Please keep in mind that what I’ve proposed here is by no means the only right answer. I would have gotten slightly different results if I’d chosen more, fewer, or different variables, or weighted them differently. But most of what you see makes intuitive sense at first glance, and even in the cases where it might seem odd at first, they might make more sense if you think about individual categories.
For instance, is Utah really similar to New Hampshire? Sure, if you see that they have similarly white populations, similar urban-suburban mixes, and similar education and income levels. And beyond that, many Utahns are directly descended from the earliest residents of New England hundreds of years ago.
One other thing you might be wondering is whether this formula is applicable only to states. No, not at all! You could apply the same formula to any level of geography for which the Census Bureau regularly publishes data. You could find the nearest neighbors for counties or for cities or congressional districts … or even for ZIP codes or census tracts, if you wanted to get impossibly granular.
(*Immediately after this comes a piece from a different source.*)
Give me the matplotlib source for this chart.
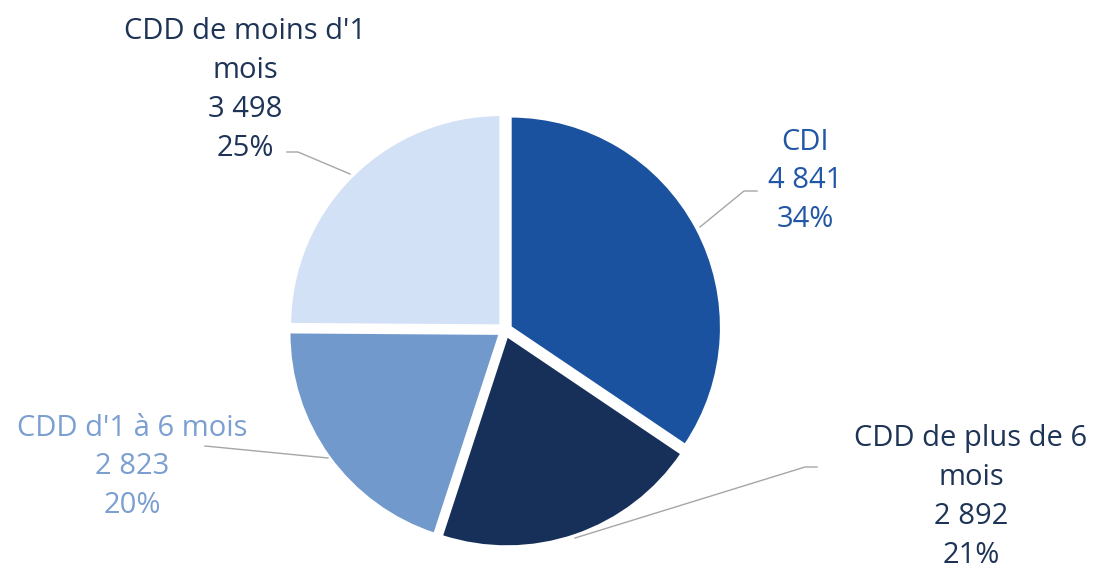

For instance, one question that pundits have been wondering out loud about recently, in the context of Pete Buttigieg’s rise to prominence, is whether South Bend, Indiana, is a college town or a struggling Rust Belt city. One way to approach that question is by calculating which other cities are South Bend’s nearest neighbors, demographically speaking.
It turns out that South Bend really isn’t one or the other. For instance, it isn’t quite like Youngstown or Flint, and it isn’t quite like Ann Arbor or Champaign. Its closest analogues are, in fact, other medium-sized Midwestern cities with a declining industrial base that nevertheless still benefit from the presence of a nearby large university. Using my formula, the most similar cities to South Bend are Toledo, Ohio (home to the University of Toledo); Rockford, Illinois; and Lansing, Michigan (home to Michigan State University).
One final observation: Even when measured quantitatively, similarity is still a fuzzy tool. While polls of, say, Texas might offer some hints about the political landscape in Arizona, it’s no substitute for the real thing. But with similarity scores, we can at least know which neighbors are worth checking in on.